Directive – Every line of the listing must be reproduced as it stands. Leave the images behind.

Supplied information –
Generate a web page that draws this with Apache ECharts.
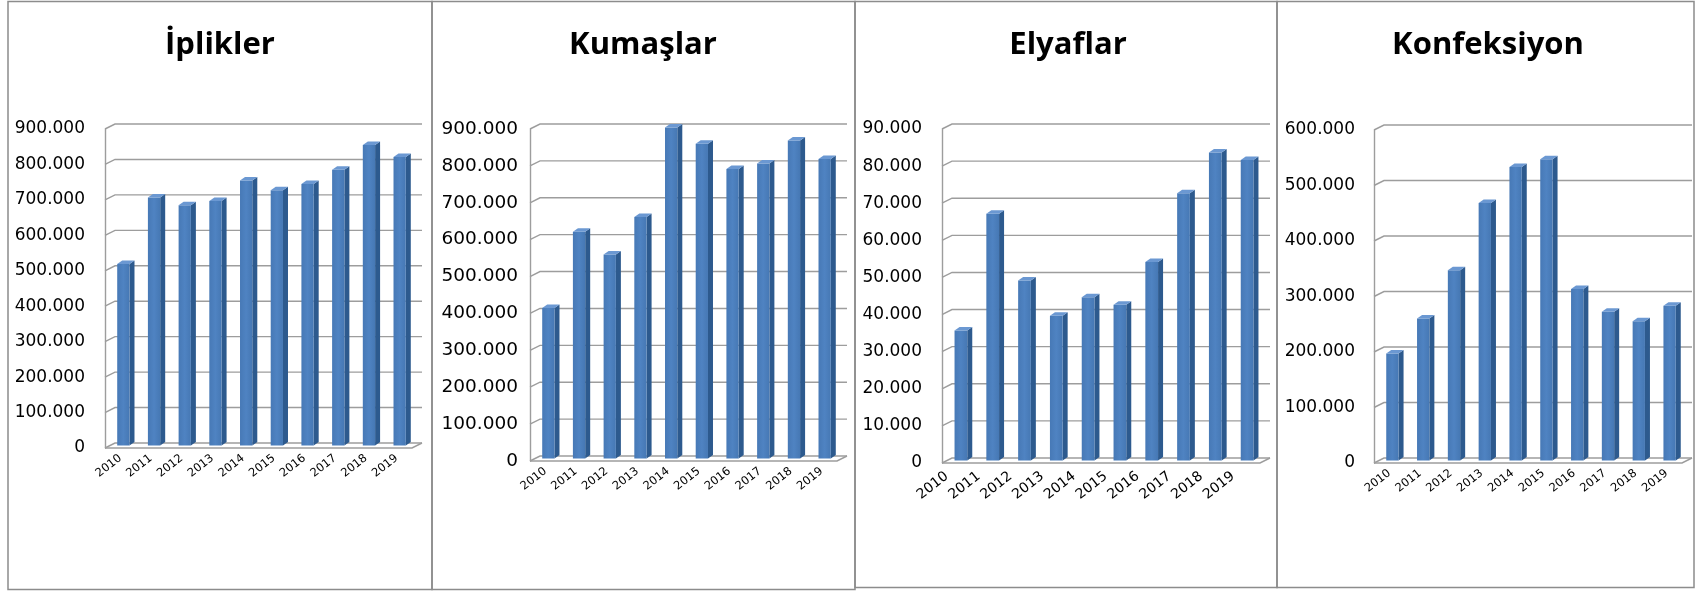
<!DOCTYPE html>
<html>
<head>
<meta charset="utf-8">
<script src="https://cdn.jsdelivr.net/npm/echarts@6/dist/echarts.min.js"></script>
<style>
  html, body { margin: 0; padding: 0; background: #fff; }
  #chart { width: 1695px; height: 591px; }
</style>
</head>
<body>
<div id="chart"></div>
<script>
// years on the x axis (same for all four panels)
const years = ['2010', '2011', '2012', '2013', '2014', '2015', '2016', '2017', '2018', '2019'];

// values
const iplikler = [512000, 700000, 678000, 690000, 748000, 720000, 738000, 778000, 848000, 814000];
const kumaslar = [408000, 615000, 553000, 655000, 897000, 853000, 785000, 800000, 862000, 812000];
const elyaflar = [35000, 66500, 48500, 39000, 44000, 42000, 53500, 72000, 83000, 81000];
const konfeksiyon = [193000, 256000, 343000, 464000, 529000, 543000, 309000, 268000, 251000, 279000];

// tick values of the value axes
const ticksBig = [0, 100000, 200000, 300000, 400000, 500000, 600000, 700000, 800000, 900000];
const ticksElyaf = [0, 10000, 20000, 30000, 40000, 50000, 60000, 70000, 80000, 90000];
const ticksKonf = [0, 100000, 200000, 300000, 400000, 500000, 600000];

const titles = ['İplikler', 'Kumaşlar', 'Elyaflar', 'Konfeksiyon'];

// layout of the four panels (front plane of the 3d box)
const panels = [
  { title: titles[0], data: iplikler, ticks: ticksBig, left: 105, top: 129, width: 307, height: 319, labelMargin: 20, valSize: 17, catSize: 11.5, catPad: 0, catMargin: 9, box: [8, 1.5, 424, 588], titleX: 220 },
  { title: titles[1], data: kumaslar, ticks: ticksBig, left: 530, top: 129, width: 307, height: 332, labelMargin: 12, valSize: 18.5, catSize: 11.5, catPad: 0, catMargin: 9, box: [432, 1.5, 423, 588], titleX: 643 },
  { title: titles[2], data: elyaflar, ticks: ticksElyaf, left: 942, top: 129, width: 318, height: 334, labelMargin: 20, valSize: 17, catSize: 14, catPad: 14, catMargin: 3, box: [855, 1.5, 422, 586], titleX: 1068 },
  { title: titles[3], data: konfeksiyon, ticks: ticksKonf, left: 1374, top: 130, width: 308, height: 333, labelMargin: 19, valSize: 17, catSize: 11.5, catPad: 0, catMargin: 9, box: [1277, 1.5, 417, 586], titleX: 1488 }
];

const DX = 10, DY = 5; // depth of the walls
const GRID_COLOR = '#9d9d9d';

function fmt(v) {
  return String(v).replace(/\B(?=(\d{3})+(?!\d))/g, '.');
}

function renderWall(params, api) {
  const cs = params.coordSys;
  const v = api.value(1);
  const y = api.coord([0, v])[1];
  const L = cs.x, R = cs.x + cs.width;
  const style = { stroke: GRID_COLOR, lineWidth: 1.4, fill: null };
  const children = [
    { type: 'polyline', shape: { points: [[L, y], [L + DX, y - DY], [R + DX, y - DY]] }, style: style }
  ];
  if (v === 0) {
    children.push({ type: 'polyline', shape: { points: [[L, y], [R, y], [R + DX, y - DY]] }, style: style });
  }
  return { type: 'group', children: children };
}

function renderBar(params, api) {
  const i = api.value(0);
  const v = api.value(1);
  const base = api.coord([i, 0]);
  const top = api.coord([i, v]);
  const band = api.size([1, 0])[0];
  const w = band * 0.4;
  const sx = 3, sy = 2.5; // bars sit in the middle of the depth
  const d = 5, dd = 3.5;  // depth of the bar itself
  const x0 = base[0] - w / 2 + sx;
  const x1 = x0 + w;
  const yb = base[1] - sy;
  const yt = top[1] - sy;
  return {
    type: 'group',
    children: [
      {
        type: 'polygon',
        shape: { points: [[x1, yt], [x1 + d, yt - dd], [x1 + d, yb - dd], [x1, yb]] },
        style: { fill: '#2d5a8e' }
      },
      {
        type: 'rect',
        shape: { x: x0, y: yt, width: w, height: yb - yt },
        style: {
          fill: new echarts.graphic.LinearGradient(0, 0, 1, 0, [
            { offset: 0, color: '#4779b6' },
            { offset: 0.5, color: '#4f83c2' },
            { offset: 1, color: '#4678b4' }
          ])
        }
      },
      {
        type: 'polygon',
        shape: { points: [[x0, yt], [x0 + d, yt - dd], [x1 + d, yt - dd], [x1, yt]] },
        style: { fill: '#6b98d2' }
      }
    ]
  };
}

const chart = echarts.init(document.getElementById('chart'));

const grid = [], xAxis = [], yAxis = [], series = [], graphic = [];

panels.forEach((p, k) => {
  const max = p.ticks[p.ticks.length - 1];
  const step = p.ticks[1] - p.ticks[0];

  grid.push({ left: p.left, top: p.top, width: p.width, height: p.height });

  xAxis.push({
    type: 'category',
    gridIndex: k,
    data: years,
    axisLine: { show: false },
    axisTick: { show: false },
    axisLabel: {
      rotate: 38,
      margin: p.catMargin,
      padding: [0, p.catPad, 0, 0],
      fontSize: p.catSize,
      color: '#000',
      fontFamily: 'DejaVu Sans',
      interval: 0
    }
  });

  yAxis.push({
    type: 'value',
    gridIndex: k,
    min: 0,
    max: max,
    interval: step,
    axisLine: { show: true, lineStyle: { color: GRID_COLOR, width: 1.4 } },
    axisTick: { show: false },
    splitLine: { show: false },
    axisLabel: {
      margin: p.labelMargin,
      fontSize: p.valSize,
      color: '#000',
      fontFamily: 'DejaVu Sans',
      formatter: fmt
    }
  });

  series.push({
    type: 'custom',
    xAxisIndex: k,
    yAxisIndex: k,
    clip: false,
    silent: true,
    z: 1,
    renderItem: renderWall,
    data: p.ticks.map(v => [0, v])
  });

  series.push({
    type: 'custom',
    xAxisIndex: k,
    yAxisIndex: k,
    clip: false,
    z: 3,
    renderItem: renderBar,
    data: p.data.map((v, i) => [i, v])
  });

  graphic.push({
    type: 'rect',
    shape: { x: p.box[0], y: p.box[1], width: p.box[2], height: p.box[3] },
    style: { fill: null, stroke: '#8c8c8c', lineWidth: 1.5 },
    z: 0
  });

  graphic.push({
    type: 'text',
    x: p.titleX,
    y: 45,
    style: {
      text: p.title,
      align: 'center',
      verticalAlign: 'middle',
      font: 'bold 31px "Open Sans"',
      fill: '#000'
    }
  });
});

chart.setOption({
  animation: false,
  grid: grid,
  xAxis: xAxis,
  yAxis: yAxis,
  series: series,
  graphic: graphic
});
</script>
</body>
</html>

Solution for this exercise –
Generate a web page that draws this with Apache ECharts.
<!DOCTYPE html>
<html>
<head>
<meta charset="utf-8">
<script src="https://cdn.jsdelivr.net/npm/echarts@6/dist/echarts.min.js"></script>
<style>
  html, body { margin: 0; padding: 0; background: #fff; }
  #chart { width: 1695px; height: 591px; }
</style>
</head>
<body>
<div id="chart"></div>
<script>
// years on the x axis (same for all four panels)
const years = ['2010', '2011', '2012', '2013', '2014', '2015', '2016', '2017', '2018', '2019'];

// values
const iplikler = [512000, 700000, 678000, 690000, 748000, 720000, 738000, 778000, 848000, 814000];
const kumaslar = [408000, 615000, 553000, 655000, 897000, 853000, 785000, 800000, 862000, 812000];
const elyaflar = [35000, 66500, 48500, 39000, 44000, 42000, 53500, 72000, 83000, 81000];
const konfeksiyon = [193000, 256000, 343000, 464000, 529000, 543000, 309000, 268000, 251000, 279000];

// tick values of the value axes
const ticksBig = [0, 100000, 200000, 300000, 400000, 500000, 600000, 700000, 800000, 900000];
const ticksElyaf = [0, 10000, 20000, 30000, 40000, 50000, 60000, 70000, 80000, 90000];
const ticksKonf = [0, 100000, 200000, 300000, 400000, 500000, 600000];

const titles = ['İplikler', 'Kumaşlar', 'Elyaflar', 'Konfeksiyon'];

// layout of the four panels (front plane of the 3d box)
const panels = [
  { title: titles[0], data: iplikler, ticks: ticksBig, left: 105, top: 129, width: 307, height: 319, labelMargin: 20, valSize: 17, catSize: 11.5, catPad: 0, catMargin: 9, box: [8, 1.5, 424, 588], titleX: 220 },
  { title: titles[1], data: kumaslar, ticks: ticksBig, left: 530, top: 129, width: 307, height: 332, labelMargin: 12, valSize: 18.5, catSize: 11.5, catPad: 0, catMargin: 9, box: [432, 1.5, 423, 588], titleX: 643 },
  { title: titles[2], data: elyaflar, ticks: ticksElyaf, left: 942, top: 129, width: 318, height: 334, labelMargin: 20, valSize: 17, catSize: 14, catPad: 14, catMargin: 3, box: [855, 1.5, 422, 586], titleX: 1068 },
  { title: titles[3], data: konfeksiyon, ticks: ticksKonf, left: 1374, top: 130, width: 308, height: 333, labelMargin: 19, valSize: 17, catSize: 11.5, catPad: 0, catMargin: 9, box: [1277, 1.5, 417, 586], titleX: 1488 }
];

const DX = 10, DY = 5; // depth of the walls
const GRID_COLOR = '#9d9d9d';

function fmt(v) {
  return String(v).replace(/\B(?=(\d{3})+(?!\d))/g, '.');
}

function renderWall(params, api) {
  const cs = params.coordSys;
  const v = api.value(1);
  const y = api.coord([0, v])[1];
  const L = cs.x, R = cs.x + cs.width;
  const style = { stroke: GRID_COLOR, lineWidth: 1.4, fill: null };
  const children = [
    { type: 'polyline', shape: { points: [[L, y], [L + DX, y - DY], [R + DX, y - DY]] }, style: style }
  ];
  if (v === 0) {
    children.push({ type: 'polyline', shape: { points: [[L, y], [R, y], [R + DX, y - DY]] }, style: style });
  }
  return { type: 'group', children: children };
}

function renderBar(params, api) {
  const i = api.value(0);
  const v = api.value(1);
  const base = api.coord([i, 0]);
  const top = api.coord([i, v]);
  const band = api.size([1, 0])[0];
  const w = band * 0.4;
  const sx = 3, sy = 2.5; // bars sit in the middle of the depth
  const d = 5, dd = 3.5;  // depth of the bar itself
  const x0 = base[0] - w / 2 + sx;
  const x1 = x0 + w;
  const yb = base[1] - sy;
  const yt = top[1] - sy;
  return {
    type: 'group',
    children: [
      {
        type: 'polygon',
        shape: { points: [[x1, yt], [x1 + d, yt - dd], [x1 + d, yb - dd], [x1, yb]] },
        style: { fill: '#2d5a8e' }
      },
      {
        type: 'rect',
        shape: { x: x0, y: yt, width: w, height: yb - yt },
        style: {
          fill: new echarts.graphic.LinearGradient(0, 0, 1, 0, [
            { offset: 0, color: '#4779b6' },
            { offset: 0.5, color: '#4f83c2' },
            { offset: 1, color: '#4678b4' }
          ])
        }
      },
      {
        type: 'polygon',
        shape: { points: [[x0, yt], [x0 + d, yt - dd], [x1 + d, yt - dd], [x1, yt]] },
        style: { fill: '#6b98d2' }
      }
    ]
  };
}

const chart = echarts.init(document.getElementById('chart'));

const grid = [], xAxis = [], yAxis = [], series = [], graphic = [];

panels.forEach((p, k) => {
  const max = p.ticks[p.ticks.length - 1];
  const step = p.ticks[1] - p.ticks[0];

  grid.push({ left: p.left, top: p.top, width: p.width, height: p.height });

  xAxis.push({
    type: 'category',
    gridIndex: k,
    data: years,
    axisLine: { show: false },
    axisTick: { show: false },
    axisLabel: {
      rotate: 38,
      margin: p.catMargin,
      padding: [0, p.catPad, 0, 0],
      fontSize: p.catSize,
      color: '#000',
      fontFamily: 'DejaVu Sans',
      interval: 0
    }
  });

  yAxis.push({
    type: 'value',
    gridIndex: k,
    min: 0,
    max: max,
    interval: step,
    axisLine: { show: true, lineStyle: { color: GRID_COLOR, width: 1.4 } },
    axisTick: { show: false },
    splitLine: { show: false },
    axisLabel: {
      margin: p.labelMargin,
      fontSize: p.valSize,
      color: '#000',
      fontFamily: 'DejaVu Sans',
      formatter: fmt
    }
  });

  series.push({
    type: 'custom',
    xAxisIndex: k,
    yAxisIndex: k,
    clip: false,
    silent: true,
    z: 1,
    renderItem: renderWall,
    data: p.ticks.map(v => [0, v])
  });

  series.push({
    type: 'custom',
    xAxisIndex: k,
    yAxisIndex: k,
    clip: false,
    z: 3,
    renderItem: renderBar,
    data: p.data.map((v, i) => [i, v])
  });

  graphic.push({
    type: 'rect',
    shape: { x: p.box[0], y: p.box[1], width: p.box[2], height: p.box[3] },
    style: { fill: null, stroke: '#8c8c8c', lineWidth: 1.5 },
    z: 0
  });

  graphic.push({
    type: 'text',
    x: p.titleX,
    y: 45,
    style: {
      text: p.title,
      align: 'center',
      verticalAlign: 'middle',
      font: 'bold 31px "Open Sans"',
      fill: '#000'
    }
  });
});

chart.setOption({
  animation: false,
  grid: grid,
  xAxis: xAxis,
  yAxis: yAxis,
  series: series,
  graphic: graphic
});
</script>
</body>
</html>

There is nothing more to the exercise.